| What this task involves |
Data follows below. Repeat exactly the lines between the line holding "Rebuild this chart" and the line holding "import plotly.graph_objects as go", inclusive, and nothing more; drop pictures.

| Recorded data |

%%

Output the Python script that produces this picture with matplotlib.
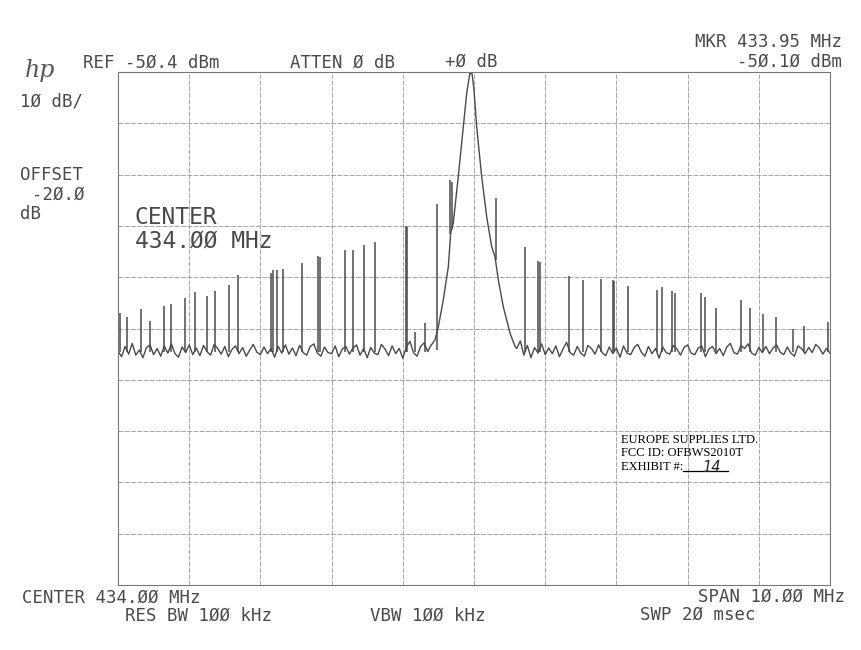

%%
%%

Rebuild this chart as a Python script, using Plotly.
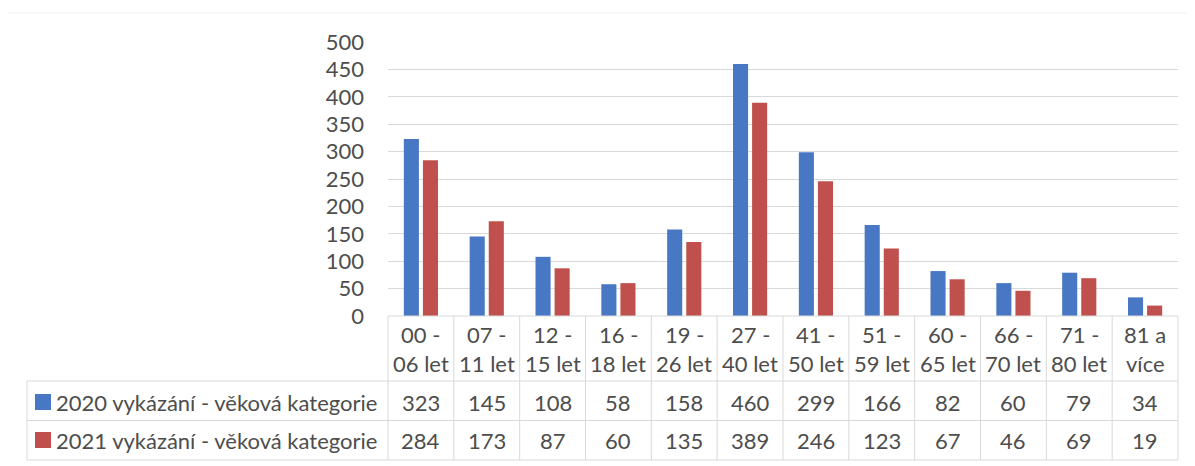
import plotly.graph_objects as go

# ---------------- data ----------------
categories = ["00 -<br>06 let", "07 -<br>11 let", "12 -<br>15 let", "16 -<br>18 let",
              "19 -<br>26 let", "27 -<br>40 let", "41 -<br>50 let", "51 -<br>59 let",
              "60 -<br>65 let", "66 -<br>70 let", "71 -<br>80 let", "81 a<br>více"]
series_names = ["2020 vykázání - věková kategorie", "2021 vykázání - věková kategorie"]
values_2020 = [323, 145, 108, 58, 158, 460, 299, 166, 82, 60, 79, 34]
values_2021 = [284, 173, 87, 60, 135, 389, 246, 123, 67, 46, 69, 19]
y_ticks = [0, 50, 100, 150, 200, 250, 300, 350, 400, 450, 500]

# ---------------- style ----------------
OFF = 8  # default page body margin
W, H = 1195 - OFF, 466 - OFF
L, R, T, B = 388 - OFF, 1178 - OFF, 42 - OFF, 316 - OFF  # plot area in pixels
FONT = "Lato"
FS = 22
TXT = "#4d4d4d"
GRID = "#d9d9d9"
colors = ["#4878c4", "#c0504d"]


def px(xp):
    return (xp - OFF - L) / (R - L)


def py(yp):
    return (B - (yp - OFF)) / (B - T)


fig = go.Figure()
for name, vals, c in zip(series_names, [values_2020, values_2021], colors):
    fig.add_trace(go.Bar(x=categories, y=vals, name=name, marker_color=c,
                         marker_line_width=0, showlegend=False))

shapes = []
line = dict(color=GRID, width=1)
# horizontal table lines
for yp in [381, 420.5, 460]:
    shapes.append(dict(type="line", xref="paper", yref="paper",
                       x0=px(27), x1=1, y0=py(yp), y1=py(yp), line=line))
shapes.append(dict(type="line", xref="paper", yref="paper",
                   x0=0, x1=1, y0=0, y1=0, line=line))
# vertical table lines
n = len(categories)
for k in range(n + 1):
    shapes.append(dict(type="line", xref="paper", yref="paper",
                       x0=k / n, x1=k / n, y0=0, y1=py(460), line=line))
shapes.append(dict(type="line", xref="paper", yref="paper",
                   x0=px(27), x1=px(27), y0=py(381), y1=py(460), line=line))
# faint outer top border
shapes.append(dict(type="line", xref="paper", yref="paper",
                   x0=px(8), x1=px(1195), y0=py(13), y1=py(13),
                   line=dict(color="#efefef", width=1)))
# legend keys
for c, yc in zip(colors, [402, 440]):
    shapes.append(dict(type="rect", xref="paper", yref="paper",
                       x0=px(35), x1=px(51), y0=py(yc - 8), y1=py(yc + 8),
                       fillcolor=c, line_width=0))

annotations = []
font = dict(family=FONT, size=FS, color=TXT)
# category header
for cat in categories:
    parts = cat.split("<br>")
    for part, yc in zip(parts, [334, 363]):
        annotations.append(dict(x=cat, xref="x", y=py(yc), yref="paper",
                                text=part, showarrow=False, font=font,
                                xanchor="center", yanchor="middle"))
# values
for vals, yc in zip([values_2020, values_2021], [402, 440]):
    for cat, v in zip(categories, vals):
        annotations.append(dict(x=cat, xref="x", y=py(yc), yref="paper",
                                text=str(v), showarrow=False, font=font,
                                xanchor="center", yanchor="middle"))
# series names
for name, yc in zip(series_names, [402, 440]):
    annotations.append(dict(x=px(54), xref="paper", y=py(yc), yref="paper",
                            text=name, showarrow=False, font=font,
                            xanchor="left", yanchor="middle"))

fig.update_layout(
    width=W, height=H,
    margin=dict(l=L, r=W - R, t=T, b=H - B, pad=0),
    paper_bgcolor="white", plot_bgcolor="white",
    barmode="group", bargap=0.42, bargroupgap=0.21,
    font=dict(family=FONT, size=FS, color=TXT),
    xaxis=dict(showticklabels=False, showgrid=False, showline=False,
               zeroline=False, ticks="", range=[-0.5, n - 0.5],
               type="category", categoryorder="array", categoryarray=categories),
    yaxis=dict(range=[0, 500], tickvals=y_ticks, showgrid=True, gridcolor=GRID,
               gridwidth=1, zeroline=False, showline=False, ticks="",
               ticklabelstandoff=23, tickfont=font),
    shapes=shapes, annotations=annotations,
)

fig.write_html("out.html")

%%
%%

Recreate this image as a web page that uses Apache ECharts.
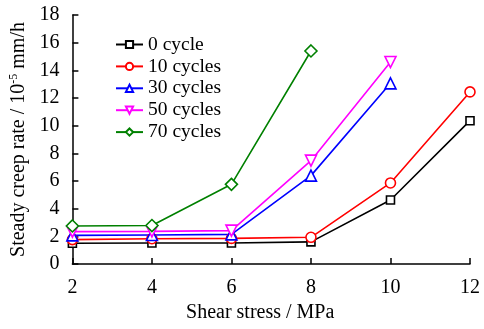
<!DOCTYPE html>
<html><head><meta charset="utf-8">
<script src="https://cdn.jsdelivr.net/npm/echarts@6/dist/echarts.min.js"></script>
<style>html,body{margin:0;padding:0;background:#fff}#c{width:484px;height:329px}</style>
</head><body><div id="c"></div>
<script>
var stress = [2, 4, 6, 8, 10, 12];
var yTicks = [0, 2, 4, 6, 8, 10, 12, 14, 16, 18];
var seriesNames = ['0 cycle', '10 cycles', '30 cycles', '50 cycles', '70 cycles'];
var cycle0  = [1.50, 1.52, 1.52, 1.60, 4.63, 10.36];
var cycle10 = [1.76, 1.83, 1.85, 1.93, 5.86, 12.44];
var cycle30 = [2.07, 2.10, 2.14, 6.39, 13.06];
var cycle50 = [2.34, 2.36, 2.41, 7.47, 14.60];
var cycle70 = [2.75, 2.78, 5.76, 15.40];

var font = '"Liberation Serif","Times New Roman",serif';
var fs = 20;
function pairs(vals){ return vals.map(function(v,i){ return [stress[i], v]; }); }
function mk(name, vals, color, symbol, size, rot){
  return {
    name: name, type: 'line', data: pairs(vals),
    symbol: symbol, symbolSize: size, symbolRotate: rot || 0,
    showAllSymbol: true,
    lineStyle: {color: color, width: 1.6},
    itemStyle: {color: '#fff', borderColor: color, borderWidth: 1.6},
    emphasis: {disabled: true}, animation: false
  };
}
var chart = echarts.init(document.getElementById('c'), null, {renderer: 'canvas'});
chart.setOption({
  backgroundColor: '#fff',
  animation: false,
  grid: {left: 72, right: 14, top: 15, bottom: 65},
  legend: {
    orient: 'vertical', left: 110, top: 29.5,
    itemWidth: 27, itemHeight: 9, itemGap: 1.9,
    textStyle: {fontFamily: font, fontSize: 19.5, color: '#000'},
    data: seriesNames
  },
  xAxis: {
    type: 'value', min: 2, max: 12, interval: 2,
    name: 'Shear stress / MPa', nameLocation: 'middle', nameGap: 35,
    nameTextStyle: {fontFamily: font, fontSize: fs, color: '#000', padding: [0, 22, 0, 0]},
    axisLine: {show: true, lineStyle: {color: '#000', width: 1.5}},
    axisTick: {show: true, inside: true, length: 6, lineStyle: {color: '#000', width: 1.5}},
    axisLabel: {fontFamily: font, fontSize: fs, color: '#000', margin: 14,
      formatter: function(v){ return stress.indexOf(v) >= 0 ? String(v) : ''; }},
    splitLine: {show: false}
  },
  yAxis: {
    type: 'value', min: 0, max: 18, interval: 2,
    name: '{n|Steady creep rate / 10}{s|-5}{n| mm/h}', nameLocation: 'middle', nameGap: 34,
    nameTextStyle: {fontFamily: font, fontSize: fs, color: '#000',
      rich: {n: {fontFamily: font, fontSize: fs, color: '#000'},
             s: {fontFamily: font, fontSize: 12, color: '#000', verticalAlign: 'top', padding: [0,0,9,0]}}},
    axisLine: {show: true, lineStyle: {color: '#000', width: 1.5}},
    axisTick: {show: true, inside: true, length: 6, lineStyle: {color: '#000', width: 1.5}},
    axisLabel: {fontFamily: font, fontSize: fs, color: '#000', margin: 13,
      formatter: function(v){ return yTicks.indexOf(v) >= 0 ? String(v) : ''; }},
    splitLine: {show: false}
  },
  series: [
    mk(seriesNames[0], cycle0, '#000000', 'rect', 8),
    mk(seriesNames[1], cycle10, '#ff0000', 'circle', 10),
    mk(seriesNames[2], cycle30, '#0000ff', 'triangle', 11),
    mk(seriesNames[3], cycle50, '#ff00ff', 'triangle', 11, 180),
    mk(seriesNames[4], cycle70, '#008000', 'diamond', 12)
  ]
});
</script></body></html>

%%

| Answer for the task |
Rebuild this chart as a Python script, using Plotly.
import plotly.graph_objects as go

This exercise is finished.